### Given task
Copy out all lines carrying the word "Generate".

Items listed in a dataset
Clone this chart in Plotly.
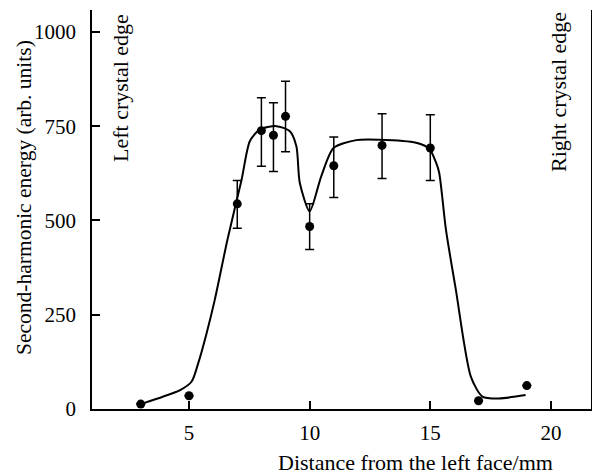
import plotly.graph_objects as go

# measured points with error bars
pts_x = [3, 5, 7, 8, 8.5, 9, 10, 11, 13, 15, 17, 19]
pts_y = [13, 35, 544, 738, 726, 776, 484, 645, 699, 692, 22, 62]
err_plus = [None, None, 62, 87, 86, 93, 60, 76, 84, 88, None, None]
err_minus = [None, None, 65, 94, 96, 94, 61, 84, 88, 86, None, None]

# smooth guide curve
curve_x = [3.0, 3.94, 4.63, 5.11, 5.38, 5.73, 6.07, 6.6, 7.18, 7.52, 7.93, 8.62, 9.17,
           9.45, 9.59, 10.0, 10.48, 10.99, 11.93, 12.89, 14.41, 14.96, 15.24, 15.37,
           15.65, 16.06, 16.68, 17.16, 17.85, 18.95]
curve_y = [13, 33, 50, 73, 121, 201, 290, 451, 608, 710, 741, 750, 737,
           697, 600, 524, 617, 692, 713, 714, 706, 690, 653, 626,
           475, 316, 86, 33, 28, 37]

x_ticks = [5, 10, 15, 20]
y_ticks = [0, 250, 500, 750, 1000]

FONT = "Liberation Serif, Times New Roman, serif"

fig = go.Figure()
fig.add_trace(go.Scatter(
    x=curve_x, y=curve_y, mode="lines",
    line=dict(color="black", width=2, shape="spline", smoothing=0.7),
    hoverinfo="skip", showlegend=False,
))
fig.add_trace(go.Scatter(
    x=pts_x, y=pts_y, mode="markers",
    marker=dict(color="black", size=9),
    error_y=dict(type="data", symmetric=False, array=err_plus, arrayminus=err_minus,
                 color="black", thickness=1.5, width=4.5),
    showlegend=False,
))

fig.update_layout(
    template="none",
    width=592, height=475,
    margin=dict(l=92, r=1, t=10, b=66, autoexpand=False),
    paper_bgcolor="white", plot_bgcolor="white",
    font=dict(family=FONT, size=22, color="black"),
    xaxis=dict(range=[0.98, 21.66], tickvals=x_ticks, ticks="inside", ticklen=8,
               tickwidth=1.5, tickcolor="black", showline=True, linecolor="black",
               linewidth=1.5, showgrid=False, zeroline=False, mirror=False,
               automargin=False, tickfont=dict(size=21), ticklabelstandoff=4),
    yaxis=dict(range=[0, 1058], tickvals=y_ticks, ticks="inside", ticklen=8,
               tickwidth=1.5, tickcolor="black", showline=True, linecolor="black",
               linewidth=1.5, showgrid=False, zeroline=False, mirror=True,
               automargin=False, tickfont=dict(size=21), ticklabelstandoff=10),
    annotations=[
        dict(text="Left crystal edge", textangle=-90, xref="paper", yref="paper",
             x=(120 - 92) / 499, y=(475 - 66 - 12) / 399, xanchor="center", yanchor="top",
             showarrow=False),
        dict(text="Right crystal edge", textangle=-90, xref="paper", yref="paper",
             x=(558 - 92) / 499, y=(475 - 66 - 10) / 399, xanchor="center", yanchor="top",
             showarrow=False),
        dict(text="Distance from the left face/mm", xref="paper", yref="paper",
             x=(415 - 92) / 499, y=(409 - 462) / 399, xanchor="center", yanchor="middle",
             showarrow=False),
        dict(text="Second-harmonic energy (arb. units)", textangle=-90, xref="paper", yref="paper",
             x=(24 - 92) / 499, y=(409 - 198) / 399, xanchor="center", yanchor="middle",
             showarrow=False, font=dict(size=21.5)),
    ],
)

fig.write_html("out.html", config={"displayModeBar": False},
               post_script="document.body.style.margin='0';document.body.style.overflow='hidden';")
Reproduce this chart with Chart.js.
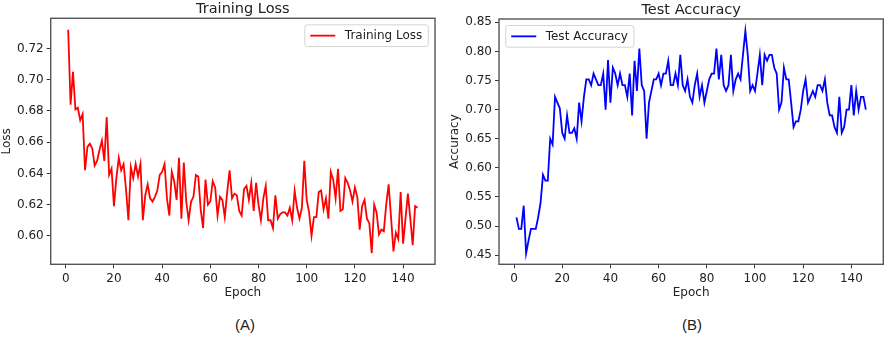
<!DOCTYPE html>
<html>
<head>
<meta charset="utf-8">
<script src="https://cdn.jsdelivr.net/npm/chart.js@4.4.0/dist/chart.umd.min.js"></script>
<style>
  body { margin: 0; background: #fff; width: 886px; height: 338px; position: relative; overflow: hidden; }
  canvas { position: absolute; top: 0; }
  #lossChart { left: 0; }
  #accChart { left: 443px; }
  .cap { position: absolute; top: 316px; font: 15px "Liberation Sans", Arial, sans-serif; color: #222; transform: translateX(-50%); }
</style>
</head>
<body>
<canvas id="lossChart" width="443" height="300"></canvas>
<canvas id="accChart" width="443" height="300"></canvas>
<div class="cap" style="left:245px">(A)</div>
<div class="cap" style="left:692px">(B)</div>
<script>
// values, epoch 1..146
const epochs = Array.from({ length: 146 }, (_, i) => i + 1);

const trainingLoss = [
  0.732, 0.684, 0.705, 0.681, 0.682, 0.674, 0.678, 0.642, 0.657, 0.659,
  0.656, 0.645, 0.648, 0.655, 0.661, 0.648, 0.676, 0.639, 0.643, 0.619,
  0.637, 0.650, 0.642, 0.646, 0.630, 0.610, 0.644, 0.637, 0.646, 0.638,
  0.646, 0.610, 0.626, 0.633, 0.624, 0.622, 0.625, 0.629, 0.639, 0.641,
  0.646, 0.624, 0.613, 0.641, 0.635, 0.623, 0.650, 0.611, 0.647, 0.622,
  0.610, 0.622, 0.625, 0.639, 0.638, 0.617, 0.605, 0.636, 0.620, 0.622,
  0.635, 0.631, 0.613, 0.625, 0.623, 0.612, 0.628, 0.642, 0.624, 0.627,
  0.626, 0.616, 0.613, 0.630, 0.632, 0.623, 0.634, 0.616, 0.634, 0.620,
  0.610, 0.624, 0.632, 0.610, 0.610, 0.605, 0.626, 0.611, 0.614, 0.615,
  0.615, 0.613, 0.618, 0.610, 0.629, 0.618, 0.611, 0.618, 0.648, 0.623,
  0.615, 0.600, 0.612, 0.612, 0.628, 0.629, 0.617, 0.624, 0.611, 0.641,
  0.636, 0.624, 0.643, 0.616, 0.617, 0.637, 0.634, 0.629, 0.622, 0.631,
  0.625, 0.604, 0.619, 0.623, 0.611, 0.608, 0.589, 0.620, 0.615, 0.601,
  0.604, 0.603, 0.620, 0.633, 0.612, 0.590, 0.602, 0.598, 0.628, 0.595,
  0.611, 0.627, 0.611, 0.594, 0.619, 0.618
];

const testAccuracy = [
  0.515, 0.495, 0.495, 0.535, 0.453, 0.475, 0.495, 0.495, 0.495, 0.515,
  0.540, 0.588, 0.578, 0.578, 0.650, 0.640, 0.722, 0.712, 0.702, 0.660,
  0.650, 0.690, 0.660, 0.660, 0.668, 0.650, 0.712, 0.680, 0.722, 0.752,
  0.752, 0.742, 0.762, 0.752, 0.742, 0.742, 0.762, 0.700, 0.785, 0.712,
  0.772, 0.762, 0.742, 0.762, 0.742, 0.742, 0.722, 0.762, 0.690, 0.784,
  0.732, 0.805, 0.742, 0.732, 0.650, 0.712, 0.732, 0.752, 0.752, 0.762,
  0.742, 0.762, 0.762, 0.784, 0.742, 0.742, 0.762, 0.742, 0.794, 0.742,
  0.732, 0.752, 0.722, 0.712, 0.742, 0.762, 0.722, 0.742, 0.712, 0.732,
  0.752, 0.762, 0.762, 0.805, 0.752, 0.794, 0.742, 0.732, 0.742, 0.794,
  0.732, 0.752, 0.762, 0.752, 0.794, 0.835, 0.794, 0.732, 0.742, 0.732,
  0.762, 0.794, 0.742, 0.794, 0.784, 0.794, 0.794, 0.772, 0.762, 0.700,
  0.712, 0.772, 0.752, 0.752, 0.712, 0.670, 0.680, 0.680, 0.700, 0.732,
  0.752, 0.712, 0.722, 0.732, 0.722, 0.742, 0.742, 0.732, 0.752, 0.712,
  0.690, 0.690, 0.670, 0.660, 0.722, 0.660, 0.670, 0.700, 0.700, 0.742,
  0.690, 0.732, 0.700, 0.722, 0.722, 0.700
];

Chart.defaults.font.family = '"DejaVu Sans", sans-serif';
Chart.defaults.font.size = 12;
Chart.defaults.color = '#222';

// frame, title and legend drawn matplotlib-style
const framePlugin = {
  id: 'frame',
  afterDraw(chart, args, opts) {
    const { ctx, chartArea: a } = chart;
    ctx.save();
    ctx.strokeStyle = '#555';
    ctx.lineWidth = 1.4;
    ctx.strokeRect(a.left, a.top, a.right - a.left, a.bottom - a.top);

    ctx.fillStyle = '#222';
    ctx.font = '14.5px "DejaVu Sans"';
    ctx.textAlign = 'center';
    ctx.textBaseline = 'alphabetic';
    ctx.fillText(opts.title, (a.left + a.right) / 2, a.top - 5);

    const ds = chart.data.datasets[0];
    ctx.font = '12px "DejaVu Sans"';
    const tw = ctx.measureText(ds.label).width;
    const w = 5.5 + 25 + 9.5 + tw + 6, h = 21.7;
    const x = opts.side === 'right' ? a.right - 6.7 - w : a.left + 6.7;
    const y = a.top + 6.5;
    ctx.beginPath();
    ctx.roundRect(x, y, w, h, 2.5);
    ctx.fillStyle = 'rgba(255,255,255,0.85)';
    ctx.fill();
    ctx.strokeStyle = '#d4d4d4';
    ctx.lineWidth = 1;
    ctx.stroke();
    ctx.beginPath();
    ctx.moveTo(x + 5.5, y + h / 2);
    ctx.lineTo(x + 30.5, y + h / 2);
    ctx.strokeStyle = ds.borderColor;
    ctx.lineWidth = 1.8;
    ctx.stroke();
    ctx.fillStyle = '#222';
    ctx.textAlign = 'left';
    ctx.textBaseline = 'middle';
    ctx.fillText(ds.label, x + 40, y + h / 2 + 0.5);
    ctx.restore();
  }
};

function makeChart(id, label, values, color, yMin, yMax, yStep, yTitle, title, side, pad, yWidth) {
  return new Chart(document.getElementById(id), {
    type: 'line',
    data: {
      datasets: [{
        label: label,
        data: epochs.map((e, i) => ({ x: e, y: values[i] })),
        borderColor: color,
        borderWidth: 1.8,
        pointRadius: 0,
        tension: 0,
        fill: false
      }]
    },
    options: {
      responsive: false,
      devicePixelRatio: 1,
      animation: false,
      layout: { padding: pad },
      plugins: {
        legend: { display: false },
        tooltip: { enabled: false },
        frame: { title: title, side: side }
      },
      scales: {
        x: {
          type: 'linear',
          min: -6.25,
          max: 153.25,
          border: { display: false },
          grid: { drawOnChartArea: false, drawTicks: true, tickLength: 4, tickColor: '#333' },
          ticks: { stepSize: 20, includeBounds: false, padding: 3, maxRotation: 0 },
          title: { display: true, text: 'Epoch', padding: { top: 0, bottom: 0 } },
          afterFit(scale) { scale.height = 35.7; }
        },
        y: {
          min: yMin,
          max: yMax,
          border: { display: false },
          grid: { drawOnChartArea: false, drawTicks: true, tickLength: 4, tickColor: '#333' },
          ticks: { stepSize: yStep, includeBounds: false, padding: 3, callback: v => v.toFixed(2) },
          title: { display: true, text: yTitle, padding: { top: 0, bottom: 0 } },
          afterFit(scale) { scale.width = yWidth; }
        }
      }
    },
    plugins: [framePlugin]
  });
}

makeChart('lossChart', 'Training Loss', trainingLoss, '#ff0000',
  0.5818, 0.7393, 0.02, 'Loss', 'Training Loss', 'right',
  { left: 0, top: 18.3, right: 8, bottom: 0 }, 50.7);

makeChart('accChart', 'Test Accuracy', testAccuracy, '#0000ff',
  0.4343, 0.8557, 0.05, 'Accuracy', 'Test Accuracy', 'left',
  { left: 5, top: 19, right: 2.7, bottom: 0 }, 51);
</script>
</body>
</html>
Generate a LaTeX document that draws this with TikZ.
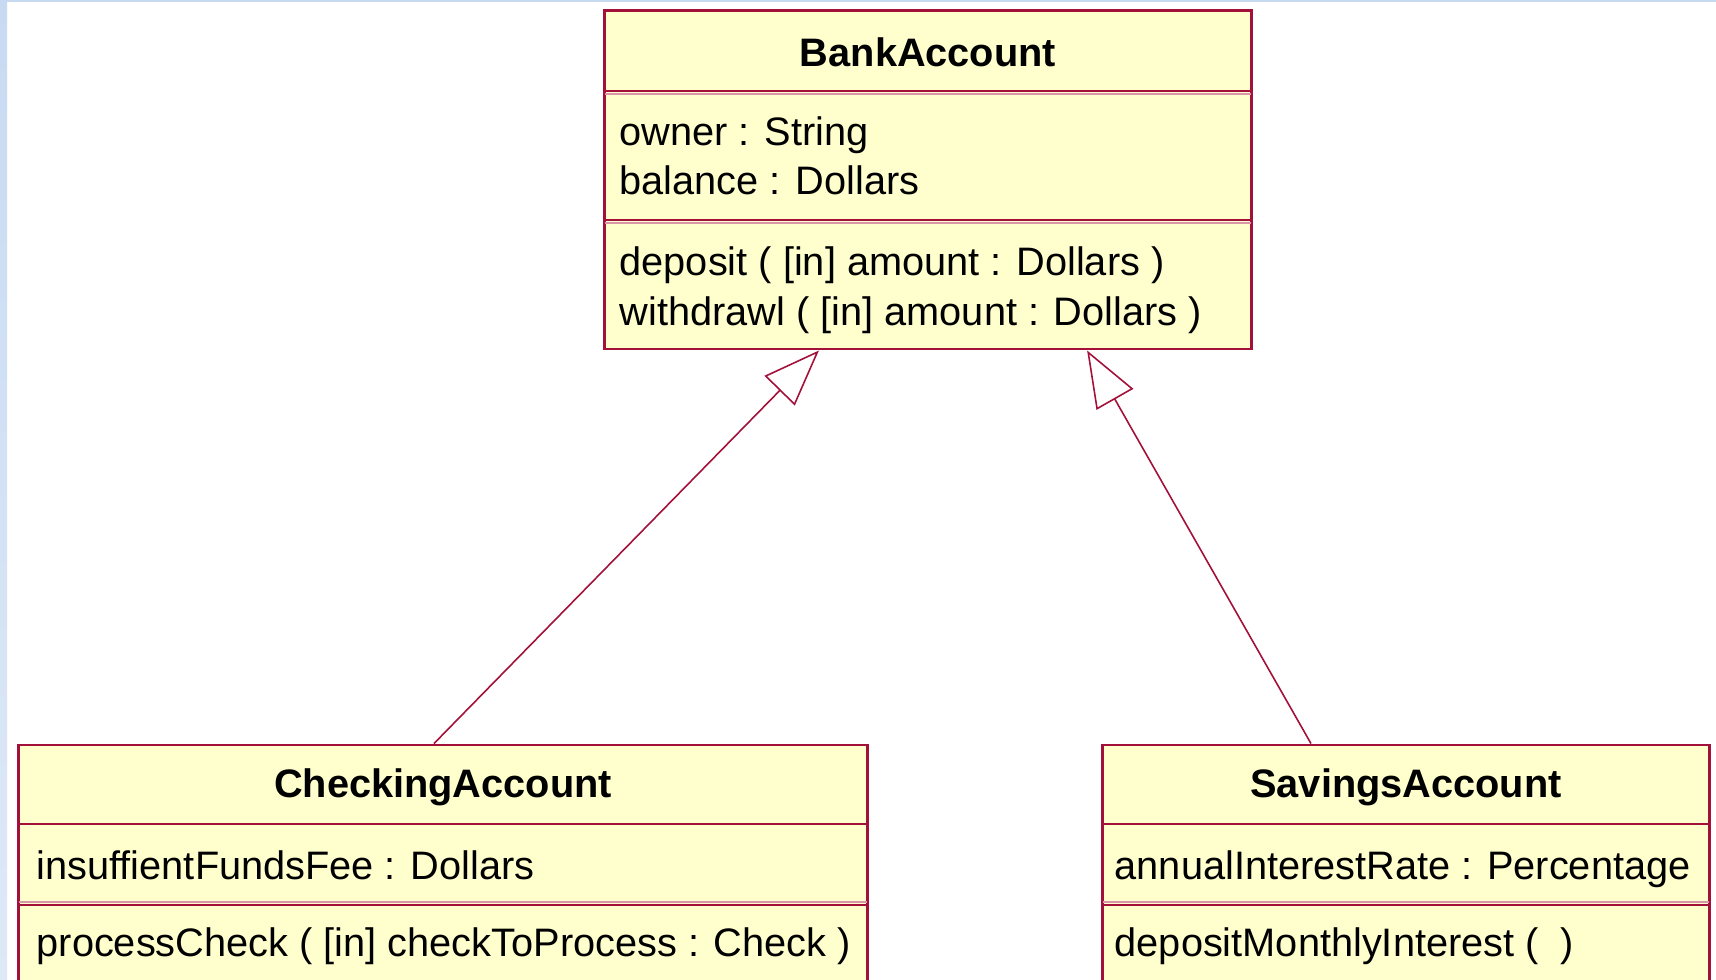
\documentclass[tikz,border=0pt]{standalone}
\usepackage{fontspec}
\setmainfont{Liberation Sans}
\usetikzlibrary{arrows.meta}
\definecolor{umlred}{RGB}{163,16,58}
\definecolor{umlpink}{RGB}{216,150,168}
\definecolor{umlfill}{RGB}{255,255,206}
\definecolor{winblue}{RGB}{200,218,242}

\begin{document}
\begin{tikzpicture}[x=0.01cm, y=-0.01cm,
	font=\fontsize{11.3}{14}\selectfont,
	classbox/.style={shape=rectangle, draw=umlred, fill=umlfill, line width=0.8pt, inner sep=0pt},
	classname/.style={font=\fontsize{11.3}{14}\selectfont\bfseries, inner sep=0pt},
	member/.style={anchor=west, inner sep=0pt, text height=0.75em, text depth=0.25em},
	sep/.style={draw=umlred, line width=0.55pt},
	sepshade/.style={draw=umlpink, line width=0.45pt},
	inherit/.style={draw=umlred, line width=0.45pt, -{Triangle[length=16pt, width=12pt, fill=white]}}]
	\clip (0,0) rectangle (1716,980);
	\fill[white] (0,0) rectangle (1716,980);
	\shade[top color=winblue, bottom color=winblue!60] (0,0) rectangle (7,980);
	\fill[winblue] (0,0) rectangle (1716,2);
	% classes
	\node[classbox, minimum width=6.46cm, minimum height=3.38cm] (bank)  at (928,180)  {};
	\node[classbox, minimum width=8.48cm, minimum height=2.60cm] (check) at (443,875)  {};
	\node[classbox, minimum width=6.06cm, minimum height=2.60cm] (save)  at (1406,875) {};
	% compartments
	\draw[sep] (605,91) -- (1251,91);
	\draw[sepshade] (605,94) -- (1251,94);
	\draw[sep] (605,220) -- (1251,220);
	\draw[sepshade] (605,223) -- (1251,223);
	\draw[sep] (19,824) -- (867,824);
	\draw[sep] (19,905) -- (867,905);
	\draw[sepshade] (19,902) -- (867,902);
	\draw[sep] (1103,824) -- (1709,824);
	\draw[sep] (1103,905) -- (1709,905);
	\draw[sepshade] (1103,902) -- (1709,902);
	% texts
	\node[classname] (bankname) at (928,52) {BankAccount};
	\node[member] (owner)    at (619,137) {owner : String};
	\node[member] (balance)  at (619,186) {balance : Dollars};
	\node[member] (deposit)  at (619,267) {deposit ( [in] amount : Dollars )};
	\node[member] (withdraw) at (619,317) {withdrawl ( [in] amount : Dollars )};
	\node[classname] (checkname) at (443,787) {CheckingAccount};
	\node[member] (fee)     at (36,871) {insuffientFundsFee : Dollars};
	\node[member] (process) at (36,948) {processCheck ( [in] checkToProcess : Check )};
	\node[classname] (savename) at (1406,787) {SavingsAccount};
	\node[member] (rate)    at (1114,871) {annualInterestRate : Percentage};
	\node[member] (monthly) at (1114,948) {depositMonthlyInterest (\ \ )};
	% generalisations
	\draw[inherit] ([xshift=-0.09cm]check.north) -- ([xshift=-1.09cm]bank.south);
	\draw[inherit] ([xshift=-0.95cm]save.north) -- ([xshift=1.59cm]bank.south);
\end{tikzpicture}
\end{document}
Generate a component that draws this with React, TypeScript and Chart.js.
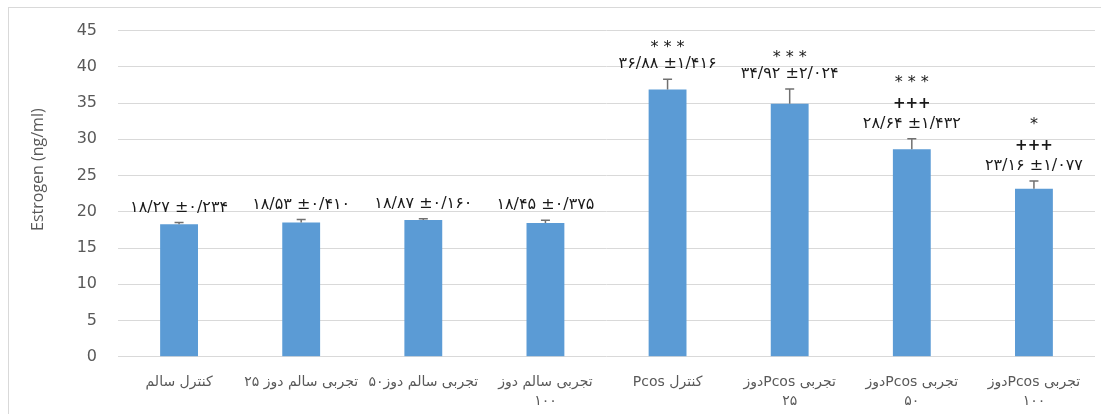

### Response to this exercise
Generate a LaTeX document that draws this with TikZ.
Generate a component that draws this with React, TypeScript and Chart.js.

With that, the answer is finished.